First and foremost, CSRD requires specific companies – henceforth, which ones – to publish a document, drawn up according to approved standards, reporting a set of non-financial data unveiling its environment and social impact together with the activities put in place to improve the latter.
Reports will need to include information on the impact a company’s business model can have on its sustainability and how external drivers – climate change or human rights issues o name but a few – affect its activities (double materiality principle). Indicators will, for example, cover gas emissions, water consumption and waste output, along with equal treatment for all employees, fair working conditions and respect for human rights. Data on environment and social footprints will be available to the public: anyone interested in such information can access it; the new requirements and the logic of transparency would hold an increasing number of companies accountable for their impact on the community, leading them toward people- and eco-friendly economy.

Toward a transition engaging everyone (or nearly so)

The directive will have a far-reaching impact on companies, investors, and community as a whole; accordingly, understanding what it entails and how it will affect different groups is crucial. The previous 2014 Non-Financial Reporting Directive (NFRD) has long been deemed inadequate, therefore the new CSRD modifies and expands the sustainability reporting requirements as well as broadens the same to some 50,000 potentially interested companies, three times as many as the current ones.

Which companies are addressed by CSRD

Large companies of course, yet likewise any listed SMEs (with an exemption for requirement until 2026); microenterprises under 10 employees or less than €20 million in turnover are excluded even when listed. The requirements are, however, designed to fit the size of any entities, while providing a sufficient transitional period to get ready for.

CATEGORYEMPLOYEES
TURNOVER
ASSET
Large enterprise≥ 250Or> 50 Mand> 43 M
Medium enterprise< 250and≤ 50 Mor≤ 43 M
Small enterprise< 50and≤ 10 Mor≤ 10 M
Micro enterprise< 10and≤ 2 Mor≤ 2 M
Enterprise size classification by EU Commission – https://bit.ly/3CT3XzO

CSRD currently applies to joint stock companies, limited liability companies, and public interest entities (banks, insurance companies, listed companies, exceeding 500 employees; regardless their legal form). Other kind of business organizations and legal entities (such as cooperatives, foundations, associations, pension funds, municipalities, etc.) may be required to produce sustainability reporting by the national legislature, which as mentioned above will be expected to adopt the European directive.
The main issues to be addressed by any organizations are two, at least:

  • the relevance of the directive to each company
  • how to comply with it.
    This entails setting up the tools to monitor and measure the required environmental, social and governance (ESG) factors. While having to “be obliged” can turn out to be a nuisance, the purpose would be to gain a competitive advantage towards a sustainable transition: the sooner you move, the better you can get ahead and meet the needs of the market and investors, including asset managers, social partners and other stakeholders.
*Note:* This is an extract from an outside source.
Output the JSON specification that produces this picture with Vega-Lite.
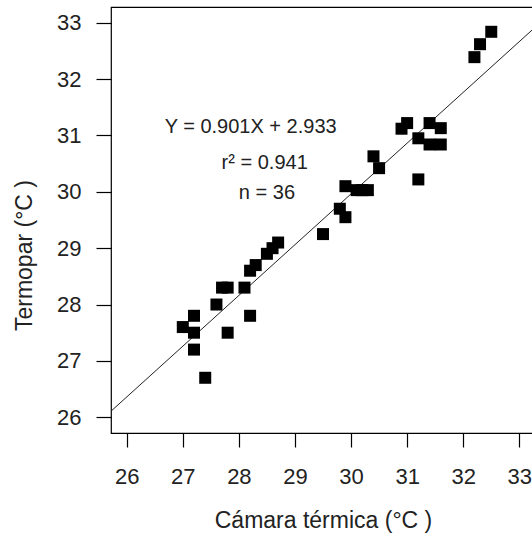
{
  "$schema": "https://vega.github.io/schema/vega-lite/v6.json",
  "autosize": {"type": "none"},
  "padding": {"left": 111, "top": 7, "right": 0, "bottom": 102},
  "width": 424,
  "height": 426,
  "background": "white",
  "config": {
    "font": "Liberation Sans",
    "view": {"stroke": "black", "strokeWidth": 1.2},
    "axis": {
      "domain": false,
      "grid": false,
      "tickColor": "black",
      "tickWidth": 1.2,
      "labelColor": "#222",
      "titleColor": "#222",
      "labelFont": "Liberation Sans",
      "titleFont": "Liberation Sans",
      "labelFontSize": 22,
      "titleFontSize": 23,
      "labelFontWeight": "normal",
      "titleFontWeight": "normal",
      "format": "d"
    }
  },
  "datasets": {
    "pts": [
      {"camara": 27.0, "termopar": 27.6},
      {"camara": 27.2, "termopar": 27.5},
      {"camara": 27.2, "termopar": 27.8},
      {"camara": 27.2, "termopar": 27.2},
      {"camara": 27.4, "termopar": 26.7},
      {"camara": 27.6, "termopar": 28.0},
      {"camara": 27.7, "termopar": 28.3},
      {"camara": 27.8, "termopar": 28.3},
      {"camara": 27.8, "termopar": 27.5},
      {"camara": 28.1, "termopar": 28.3},
      {"camara": 28.2, "termopar": 27.8},
      {"camara": 28.2, "termopar": 28.6},
      {"camara": 28.3, "termopar": 28.7},
      {"camara": 28.5, "termopar": 28.9},
      {"camara": 28.6, "termopar": 29.0},
      {"camara": 28.7, "termopar": 29.1},
      {"camara": 29.5, "termopar": 29.25},
      {"camara": 29.8, "termopar": 29.7},
      {"camara": 29.9, "termopar": 29.55},
      {"camara": 29.9, "termopar": 30.1},
      {"camara": 30.1, "termopar": 30.03},
      {"camara": 30.2, "termopar": 30.03},
      {"camara": 30.3, "termopar": 30.03},
      {"camara": 30.4, "termopar": 30.63},
      {"camara": 30.5, "termopar": 30.42},
      {"camara": 30.9, "termopar": 31.12},
      {"camara": 31.0, "termopar": 31.22},
      {"camara": 31.2, "termopar": 30.95},
      {"camara": 31.2, "termopar": 30.22},
      {"camara": 31.4, "termopar": 31.22},
      {"camara": 31.6, "termopar": 31.13},
      {"camara": 31.4, "termopar": 30.84},
      {"camara": 31.6, "termopar": 30.84},
      {"camara": 32.2, "termopar": 32.39},
      {"camara": 32.3, "termopar": 32.62},
      {"camara": 32.5, "termopar": 32.84}
    ],
    "fit": [
      {"camara": 25.72, "termopar": 26.107},
      {"camara": 33.28, "termopar": 32.918}
    ],
    "labels": [
      {"camara": 28.21, "termopar": 31.15, "txt": "Y = 0.901X + 2.933"},
      {"camara": 28.46, "termopar": 30.51, "txt": "r² = 0.941"},
      {"camara": 28.5, "termopar": 29.98, "txt": "n = 36"}
    ]
  },
  "layer": [
    {
      "data": {"name": "fit"},
      "mark": {"type": "line", "color": "#222", "strokeWidth": 1, "clip": true},
      "encoding": {
        "x": {"field": "camara", "type": "quantitative"},
        "y": {"field": "termopar", "type": "quantitative"}
      }
    },
    {
      "data": {"name": "pts"},
      "mark": {"type": "point", "shape": "square", "filled": true, "color": "black", "opacity": 1, "size": 144},
      "encoding": {
        "x": {
          "field": "camara", "type": "quantitative",
          "scale": {"domain": [25.72, 33.28], "nice": false, "zero": false},
          "axis": {"title": "Cámara térmica (°C )", "values": [26, 27, 28, 29, 30, 31, 32, 33], "tickSize": 14, "labelPadding": 19, "titlePadding": 22}
        },
        "y": {
          "field": "termopar", "type": "quantitative",
          "scale": {"domain": [25.72, 33.28], "nice": false, "zero": false},
          "axis": {"title": "Termopar (°C )", "values": [26, 27, 28, 29, 30, 31, 32, 33], "tickSize": 15, "labelPadding": 15, "titlePadding": 20, "titleY": 248}
        }
      }
    },
    {
      "data": {"name": "labels"},
      "mark": {"type": "text", "fontSize": 20, "font": "Liberation Sans", "color": "#222", "align": "center", "baseline": "middle"},
      "encoding": {
        "x": {"field": "camara", "type": "quantitative"},
        "y": {"field": "termopar", "type": "quantitative"},
        "text": {"field": "txt"}
      }
    }
  ]
}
CSRD timeline (from now until 2030)

CSRD is to be effective step-by-step: the initial group of companies will be required to implement the new regulations starting from the 2024 fiscal year, with their reports to be published in 2025. The following details the deadlines set by the CSRD, including the specific categories of enterprises affected.

  • As of January 1, 2025 (referring to the fiscal year 2024), the obligation arises for large enterprises already subject to the NFRD; Public Interest Entities (PIEs, i.e., issuers of securities admitted to trading on regulated markets in Italy and the Union, as well as banking and insurance companies) that exceed the following at the balance sheet date, even on a consolidated basis:
    a. an average number of 500 employees;
    b. at least one of the following thresholds:
    c. total balance sheet assets > €20 million;
    d. net revenue > €40 million.
  • As of January 1, 2026 (referring to the fiscal year 2025), there will be a requirement for large, non-listed companies (regardless of whether they are issuers, thus previously not subject to the NFRD), which at the balance sheet closure date, even on a consolidated basis, have exceeded at least two of the following size criteria:
    a. an average of 250 employees;
    b. total balance sheet assets > €20 million;
    c. net revenue > €40 million.
  • As of January 1, 2027 (referring to the fiscal year 2026), the obligation will apply to small and medium-sized enterprises (SMEs) that are listed (excluding micro-enterprises) and meet at least two of the following size criteria at the balance sheet closure date:
    a. an average number of employees between 10 and 250;
    b. total balance sheet assets: €350,000-20 million;
    c. net revenue: €700,000-40 million.
    Additionally included are small, non-complex banking institutions and insurance companies that are part of a group. SMEs may also opt for a grace period, not fulfilling the obligation for up to two years, thus until 2028 (known as the opt-out option).
  • As of January 1, 2029 (referring to the fiscal year 2028), the obligation will apply to enterprises not belonging to the Union with specific thresholds and/or branches or subsidiaries within the Union. Specifically:
    a. Non-Union companies:
    a.1) with a turnover exceeding €150 million within the Union for two consecutive years;
    a.2) with a subsidiary that qualifies as a listed SME and/or a branch with a net turnover exceeding €40 million for the previous fiscal year;
    b. Listed SMEs that have opted out based on the aforementioned opt-out option.

Data are to be disclosed on the basis of common reporting standards, developed by the European Financial Reporting Advisory Group (EFRAG): specific recommendations for each economic sector are expected to be provided by October 31, 2023. Every three years the standards will be overhauled to be kept in line with market developments.
The reliability and accuracy of the data provided by companies will be monitored and certified by independent external entities: digital access to sustainability information must therefore be guaranteed. Such reporting will be equated with financial one, resulting in comparable and reliable data for investors.
This new Directive is embedded in the EU strategy to shift toward a sustainable economy: the incentives given to companies will help them improve their sustainability performance, being held directly accountable for their environment and social impact.